■ **WHAT YOU WILL DO**
Copy all lines below exactly as written. Leave pictures out.

■ **GIVEN DATA**
"""
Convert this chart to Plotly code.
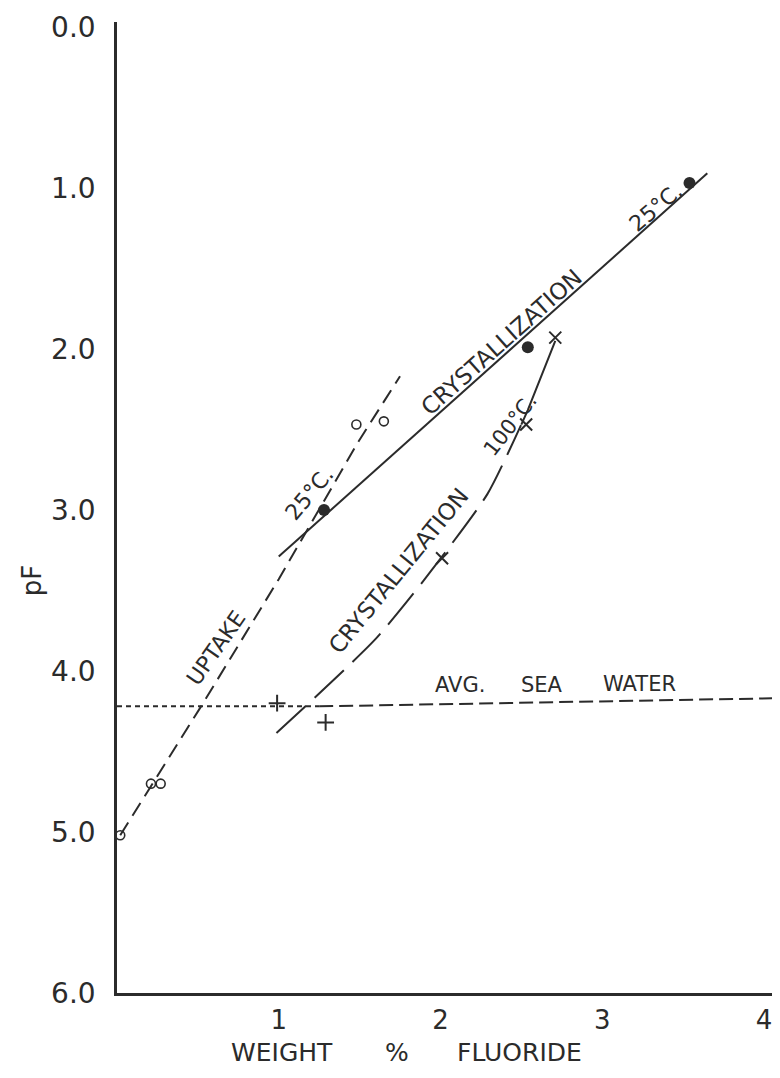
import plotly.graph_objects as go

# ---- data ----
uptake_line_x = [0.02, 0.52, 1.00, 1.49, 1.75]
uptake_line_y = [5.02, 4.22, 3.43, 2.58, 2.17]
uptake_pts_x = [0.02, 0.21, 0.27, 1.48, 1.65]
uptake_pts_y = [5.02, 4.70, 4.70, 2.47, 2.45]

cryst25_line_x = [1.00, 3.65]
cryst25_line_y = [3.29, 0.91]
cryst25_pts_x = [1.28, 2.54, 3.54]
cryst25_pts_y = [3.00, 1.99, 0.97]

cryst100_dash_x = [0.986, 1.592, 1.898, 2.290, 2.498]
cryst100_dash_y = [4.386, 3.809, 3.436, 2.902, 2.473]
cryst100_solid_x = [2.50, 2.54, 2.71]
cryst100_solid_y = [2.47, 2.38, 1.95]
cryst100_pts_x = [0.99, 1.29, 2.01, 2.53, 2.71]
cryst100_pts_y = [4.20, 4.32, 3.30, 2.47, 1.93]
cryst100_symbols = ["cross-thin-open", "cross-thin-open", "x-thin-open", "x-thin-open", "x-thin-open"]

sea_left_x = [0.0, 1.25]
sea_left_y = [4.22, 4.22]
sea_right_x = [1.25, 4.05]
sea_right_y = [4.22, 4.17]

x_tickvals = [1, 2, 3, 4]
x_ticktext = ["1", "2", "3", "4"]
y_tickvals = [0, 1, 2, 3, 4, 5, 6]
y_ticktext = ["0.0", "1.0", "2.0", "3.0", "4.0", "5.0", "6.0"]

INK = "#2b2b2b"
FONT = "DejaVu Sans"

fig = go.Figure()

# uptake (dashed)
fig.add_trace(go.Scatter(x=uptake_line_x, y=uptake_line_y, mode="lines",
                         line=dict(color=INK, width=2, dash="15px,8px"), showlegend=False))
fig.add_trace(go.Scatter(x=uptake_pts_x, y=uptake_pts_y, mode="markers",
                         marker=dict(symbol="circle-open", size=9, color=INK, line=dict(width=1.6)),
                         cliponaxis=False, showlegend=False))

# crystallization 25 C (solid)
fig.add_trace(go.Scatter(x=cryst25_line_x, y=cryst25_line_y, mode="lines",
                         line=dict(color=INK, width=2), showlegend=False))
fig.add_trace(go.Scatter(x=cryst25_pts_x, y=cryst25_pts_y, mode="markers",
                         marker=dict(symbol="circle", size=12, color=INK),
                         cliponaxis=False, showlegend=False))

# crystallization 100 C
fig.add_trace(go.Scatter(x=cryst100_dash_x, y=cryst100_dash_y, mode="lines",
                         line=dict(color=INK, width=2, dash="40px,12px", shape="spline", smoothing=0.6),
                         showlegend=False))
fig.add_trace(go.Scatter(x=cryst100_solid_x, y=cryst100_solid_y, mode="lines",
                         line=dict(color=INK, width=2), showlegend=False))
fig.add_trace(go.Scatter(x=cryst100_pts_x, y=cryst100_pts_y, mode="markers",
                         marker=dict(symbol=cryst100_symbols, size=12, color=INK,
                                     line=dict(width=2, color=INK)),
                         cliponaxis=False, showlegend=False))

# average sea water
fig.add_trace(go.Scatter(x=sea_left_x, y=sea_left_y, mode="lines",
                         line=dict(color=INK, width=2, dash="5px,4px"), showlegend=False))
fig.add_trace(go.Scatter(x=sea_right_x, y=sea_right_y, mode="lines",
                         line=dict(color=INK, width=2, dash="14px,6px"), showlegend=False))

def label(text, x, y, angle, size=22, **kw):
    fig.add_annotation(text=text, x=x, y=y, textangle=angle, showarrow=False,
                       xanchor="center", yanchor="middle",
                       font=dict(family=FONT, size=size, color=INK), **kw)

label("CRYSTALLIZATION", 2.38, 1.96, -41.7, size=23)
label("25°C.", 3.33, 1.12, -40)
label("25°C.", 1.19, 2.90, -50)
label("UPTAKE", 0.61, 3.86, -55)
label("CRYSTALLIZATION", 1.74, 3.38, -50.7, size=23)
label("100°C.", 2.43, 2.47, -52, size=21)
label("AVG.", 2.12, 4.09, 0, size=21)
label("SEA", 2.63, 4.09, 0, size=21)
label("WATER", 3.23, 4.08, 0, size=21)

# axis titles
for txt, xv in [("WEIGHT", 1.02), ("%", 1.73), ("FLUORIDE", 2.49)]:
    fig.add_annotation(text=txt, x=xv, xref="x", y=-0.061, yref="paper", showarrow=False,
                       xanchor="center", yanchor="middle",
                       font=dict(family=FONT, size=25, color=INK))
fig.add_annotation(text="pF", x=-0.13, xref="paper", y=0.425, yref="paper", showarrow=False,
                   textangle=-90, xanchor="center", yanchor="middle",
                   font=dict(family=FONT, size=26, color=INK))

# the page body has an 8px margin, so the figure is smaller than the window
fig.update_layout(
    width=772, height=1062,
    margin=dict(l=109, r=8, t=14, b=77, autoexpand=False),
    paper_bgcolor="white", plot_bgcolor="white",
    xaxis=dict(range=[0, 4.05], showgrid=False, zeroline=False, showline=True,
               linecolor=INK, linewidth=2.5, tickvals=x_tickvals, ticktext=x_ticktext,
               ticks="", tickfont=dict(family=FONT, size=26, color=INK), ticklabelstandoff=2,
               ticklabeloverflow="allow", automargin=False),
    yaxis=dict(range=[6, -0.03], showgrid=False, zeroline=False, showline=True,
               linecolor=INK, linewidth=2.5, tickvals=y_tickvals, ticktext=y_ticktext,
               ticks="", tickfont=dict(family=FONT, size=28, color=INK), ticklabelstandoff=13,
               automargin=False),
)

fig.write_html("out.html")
"""
■ **THE SOLUTION**
Convert this chart to Plotly code.
import plotly.graph_objects as go

# ---- data ----
uptake_line_x = [0.02, 0.52, 1.00, 1.49, 1.75]
uptake_line_y = [5.02, 4.22, 3.43, 2.58, 2.17]
uptake_pts_x = [0.02, 0.21, 0.27, 1.48, 1.65]
uptake_pts_y = [5.02, 4.70, 4.70, 2.47, 2.45]

cryst25_line_x = [1.00, 3.65]
cryst25_line_y = [3.29, 0.91]
cryst25_pts_x = [1.28, 2.54, 3.54]
cryst25_pts_y = [3.00, 1.99, 0.97]

cryst100_dash_x = [0.986, 1.592, 1.898, 2.290, 2.498]
cryst100_dash_y = [4.386, 3.809, 3.436, 2.902, 2.473]
cryst100_solid_x = [2.50, 2.54, 2.71]
cryst100_solid_y = [2.47, 2.38, 1.95]
cryst100_pts_x = [0.99, 1.29, 2.01, 2.53, 2.71]
cryst100_pts_y = [4.20, 4.32, 3.30, 2.47, 1.93]
cryst100_symbols = ["cross-thin-open", "cross-thin-open", "x-thin-open", "x-thin-open", "x-thin-open"]

sea_left_x = [0.0, 1.25]
sea_left_y = [4.22, 4.22]
sea_right_x = [1.25, 4.05]
sea_right_y = [4.22, 4.17]

x_tickvals = [1, 2, 3, 4]
x_ticktext = ["1", "2", "3", "4"]
y_tickvals = [0, 1, 2, 3, 4, 5, 6]
y_ticktext = ["0.0", "1.0", "2.0", "3.0", "4.0", "5.0", "6.0"]

INK = "#2b2b2b"
FONT = "DejaVu Sans"

fig = go.Figure()

# uptake (dashed)
fig.add_trace(go.Scatter(x=uptake_line_x, y=uptake_line_y, mode="lines",
                         line=dict(color=INK, width=2, dash="15px,8px"), showlegend=False))
fig.add_trace(go.Scatter(x=uptake_pts_x, y=uptake_pts_y, mode="markers",
                         marker=dict(symbol="circle-open", size=9, color=INK, line=dict(width=1.6)),
                         cliponaxis=False, showlegend=False))

# crystallization 25 C (solid)
fig.add_trace(go.Scatter(x=cryst25_line_x, y=cryst25_line_y, mode="lines",
                         line=dict(color=INK, width=2), showlegend=False))
fig.add_trace(go.Scatter(x=cryst25_pts_x, y=cryst25_pts_y, mode="markers",
                         marker=dict(symbol="circle", size=12, color=INK),
                         cliponaxis=False, showlegend=False))

# crystallization 100 C
fig.add_trace(go.Scatter(x=cryst100_dash_x, y=cryst100_dash_y, mode="lines",
                         line=dict(color=INK, width=2, dash="40px,12px", shape="spline", smoothing=0.6),
                         showlegend=False))
fig.add_trace(go.Scatter(x=cryst100_solid_x, y=cryst100_solid_y, mode="lines",
                         line=dict(color=INK, width=2), showlegend=False))
fig.add_trace(go.Scatter(x=cryst100_pts_x, y=cryst100_pts_y, mode="markers",
                         marker=dict(symbol=cryst100_symbols, size=12, color=INK,
                                     line=dict(width=2, color=INK)),
                         cliponaxis=False, showlegend=False))

# average sea water
fig.add_trace(go.Scatter(x=sea_left_x, y=sea_left_y, mode="lines",
                         line=dict(color=INK, width=2, dash="5px,4px"), showlegend=False))
fig.add_trace(go.Scatter(x=sea_right_x, y=sea_right_y, mode="lines",
                         line=dict(color=INK, width=2, dash="14px,6px"), showlegend=False))

def label(text, x, y, angle, size=22, **kw):
    fig.add_annotation(text=text, x=x, y=y, textangle=angle, showarrow=False,
                       xanchor="center", yanchor="middle",
                       font=dict(family=FONT, size=size, color=INK), **kw)

label("CRYSTALLIZATION", 2.38, 1.96, -41.7, size=23)
label("25°C.", 3.33, 1.12, -40)
label("25°C.", 1.19, 2.90, -50)
label("UPTAKE", 0.61, 3.86, -55)
label("CRYSTALLIZATION", 1.74, 3.38, -50.7, size=23)
label("100°C.", 2.43, 2.47, -52, size=21)
label("AVG.", 2.12, 4.09, 0, size=21)
label("SEA", 2.63, 4.09, 0, size=21)
label("WATER", 3.23, 4.08, 0, size=21)

# axis titles
for txt, xv in [("WEIGHT", 1.02), ("%", 1.73), ("FLUORIDE", 2.49)]:
    fig.add_annotation(text=txt, x=xv, xref="x", y=-0.061, yref="paper", showarrow=False,
                       xanchor="center", yanchor="middle",
                       font=dict(family=FONT, size=25, color=INK))
fig.add_annotation(text="pF", x=-0.13, xref="paper", y=0.425, yref="paper", showarrow=False,
                   textangle=-90, xanchor="center", yanchor="middle",
                   font=dict(family=FONT, size=26, color=INK))

# the page body has an 8px margin, so the figure is smaller than the window
fig.update_layout(
    width=772, height=1062,
    margin=dict(l=109, r=8, t=14, b=77, autoexpand=False),
    paper_bgcolor="white", plot_bgcolor="white",
    xaxis=dict(range=[0, 4.05], showgrid=False, zeroline=False, showline=True,
               linecolor=INK, linewidth=2.5, tickvals=x_tickvals, ticktext=x_ticktext,
               ticks="", tickfont=dict(family=FONT, size=26, color=INK), ticklabelstandoff=2,
               ticklabeloverflow="allow", automargin=False),
    yaxis=dict(range=[6, -0.03], showgrid=False, zeroline=False, showline=True,
               linecolor=INK, linewidth=2.5, tickvals=y_tickvals, ticktext=y_ticktext,
               ticks="", tickfont=dict(family=FONT, size=28, color=INK), ticklabelstandoff=13,
               automargin=False),
)

fig.write_html("out.html")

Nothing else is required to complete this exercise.